Space sector hots up with SPAC and family office involvement

Cellular phone pioneer Craig McCaw has become the latest billionaire to join the space race through a $2.1 billion deal to merge Holicity, his blank-cheque Spac, with Astra, a rocket launching company.

The deal is likely to stoke more interest in space deals by family offices who have become key backers to the sector.  According to Space Capital,  the private sector invested $25.6 billion in space during 2020, pushing the total to $178 billion over ten years. 

Other space billionaires are led by Elon Musk, Jeff Bezos, Sir Richard Branson and Sunil Bharti Mittal, who is backed by the UK Government.  

Relativity Space recently raised $500 million via a fundraiser led by Tiger Global Management to progress its plans to commercialise 3D printing in space. Other backers include Spencer Ragoff, founder of Zillow, Mark Cuban and Republic Labs, which syndicates opportunities to family offices. 

Jeff Bezos is investing $1 billion a year in his space venture, Blue Origin. He has stepped down as Amazon CEO to devote more time to it. 

Ed Freedman plans to join the space party through a merger of a Spac, backed by his Stable Road Capital family office with space cargo specialist Momentus. 

But Momentus has been obliged to accept the resignation of its Russian chief executive Mikhail Kokorich to satisfy US security concerns. Chief revenue officer Dawn Harms is interim CEO.

A common link between Musk, Bezos and Mittal involves their launching low-orbiting satellites to transmit data. The Chinese government is extremely active in this area. 

The idea has also interested Craig McGaw who started out in a family cable TV business and went on to develop McCaw Cellular, which he sold to AT&T for $12.6 billion. 

He launched Teledesic in 1990 with Boeing and Bill Gates, then Microsoft chairman, which tried, but failed, to develop low-cost satellites for internet services. Microsoft is now working with Elon Musk to develop satellite-based internet services. 

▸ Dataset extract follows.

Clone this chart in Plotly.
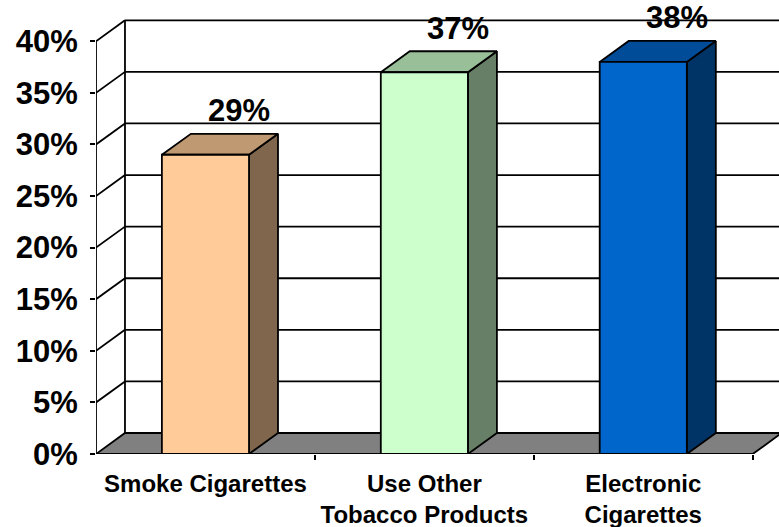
import plotly.graph_objects as go

# Survey results
categories = ["Smoke Cigarettes", "Use Other<br>Tobacco Products", "Electronic<br>Cigarettes"]
values = [29, 37, 38]
value_labels = ["29%", "37%", "38%"]
front_colors = ["#FFCC99", "#CCFFCC", "#0066CC"]
y_ticks = [0, 5, 10, 15, 20, 25, 30, 35, 40]

# Pseudo-3D geometry (in axis units)
DX = 0.1324        # depth offset along the category axis
DY = 2.035         # depth offset along the value axis
HALF_W = 0.199     # half bar width
Y_MAX = 40
LW = 1.8


def shade(hex_color, f):
    h = hex_color.lstrip("#")
    r, g, b = (int(h[i:i + 2], 16) for i in (0, 2, 4))
    return "#%02X%02X%02X" % (int(r * f), int(g * f), int(b * f))


fig = go.Figure()
shapes = []
line_style = dict(color="black", width=LW)

# Back wall and left side-wall gridlines
for t in y_ticks:
    shapes.append(dict(type="line", xref="x", yref="y", layer="below",
                       x0=-0.5 + DX, y0=t + DY, x1=len(categories) - 0.5 + DX, y1=t + DY,
                       line=line_style))
    if t > 0:
        shapes.append(dict(type="line", xref="x", yref="y", layer="below",
                           x0=-0.5, y0=t, x1=-0.5 + DX, y1=t + DY, line=line_style))
# back wall left edge
shapes.append(dict(type="line", xref="x", yref="y", layer="below",
                   x0=-0.5 + DX, y0=DY, x1=-0.5 + DX, y1=Y_MAX + DY, line=line_style))
# front value axis line
shapes.append(dict(type="line", xref="x", yref="y", layer="below",
                   x0=-0.5, y0=0, x1=-0.5, y1=Y_MAX, line=line_style))

# Floor
x_left, x_right = -0.5, len(categories) - 0.5
fig.add_trace(go.Scatter(
    x=[x_left, x_right, x_right + DX, x_left + DX, x_left],
    y=[0, 0, DY, DY, 0],
    mode="lines", fill="toself", fillcolor="#808080",
    line=dict(color="black", width=LW), hoverinfo="skip", showlegend=False))

# Bars: side, top, front faces
for i, (v, col) in enumerate(zip(values, front_colors)):
    xl, xr = i - HALF_W, i + HALF_W
    fig.add_trace(go.Scatter(
        x=[xr, xr + DX, xr + DX, xr, xr], y=[0, DY, v + DY, v, 0],
        mode="lines", fill="toself", fillcolor=shade(col, 0.5),
        line=dict(color="black", width=LW), hoverinfo="skip", showlegend=False))
    fig.add_trace(go.Scatter(
        x=[xl, xr, xr + DX, xl + DX, xl], y=[v, v, v + DY, v + DY, v],
        mode="lines", fill="toself", fillcolor=shade(col, 0.75),
        line=dict(color="black", width=LW), hoverinfo="skip", showlegend=False))
    fig.add_trace(go.Scatter(
        x=[xl, xr, xr, xl, xl], y=[0, 0, v, v, 0],
        mode="lines", fill="toself", fillcolor=col,
        line=dict(color="black", width=LW), hoverinfo="skip", showlegend=False))

# Value labels above the bars
annotations = []
for i, (v, lab) in enumerate(zip(values, value_labels)):
    annotations.append(dict(
        x=i + DX * 1.15, y=v + DY, xref="x", yref="y", text=lab, showarrow=False,
        yanchor="middle", yshift=23,
        font=dict(family="Liberation Sans", size=31, color="black", weight="bold")))

fig.update_layout(
    width=779, height=527,
    margin=dict(l=96, r=0, t=0, b=73),
    paper_bgcolor="white", plot_bgcolor="white",
    showlegend=False,
    shapes=shapes,
    annotations=annotations,
    xaxis=dict(
        range=[-0.5, 2.62], showgrid=False, zeroline=False, showline=False,
        tickmode="array", tickvals=list(range(len(categories))), ticktext=categories,
        ticks="", ticklabelstandoff=13,
        tickfont=dict(family="Liberation Sans", size=24, color="black", weight="bold"),
        minor=dict(ticks="outside", tickmode="array", tickvals=[0.5, 1.5, 2.5],
                   ticklen=5, tickwidth=LW, tickcolor="black"),
    ),
    yaxis=dict(
        range=[0, 44], showgrid=False, zeroline=False, showline=False,
        tickmode="array", tickvals=y_ticks, ticktext=[f"{t}%" for t in y_ticks],
        ticks="outside", ticklen=5, tickwidth=LW, tickcolor="black",
        ticklabelstandoff=6,
        tickfont=dict(family="Liberation Sans", size=31, color="black", weight="bold"),
    ),
)

fig.write_html("out.html")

Bill Gates, McCaw’s long-standing business partner, is a shareholder in Holicity.  BlackRock has confirmed it is backing the deal.

Randy Russell, another McCaw partner, is a former big shot telecom investment banker at Bank of America. He also worked at Pendrell Corporation, an owner of intellectual copyrights.

McCaw agreed to the Astra deal following a successful December launch for Astra’s Rocket 3.2 in December, even though it narrowly missed its orbiting objectives. Astra CEO Chris Kemp will stay in position and Craig McCaw will join the board. 

Astra has currently booked $150 million in launch revenue, although this is smaller than the $2 billion logged by Elon Musk’s SpaceX last year. 

Holicity’s shares have risen 57% since news of the deal broke. Cathie Wood’s Ark Invest has further boosted the sector by filing to launch an ETF to invest in listed space stocks.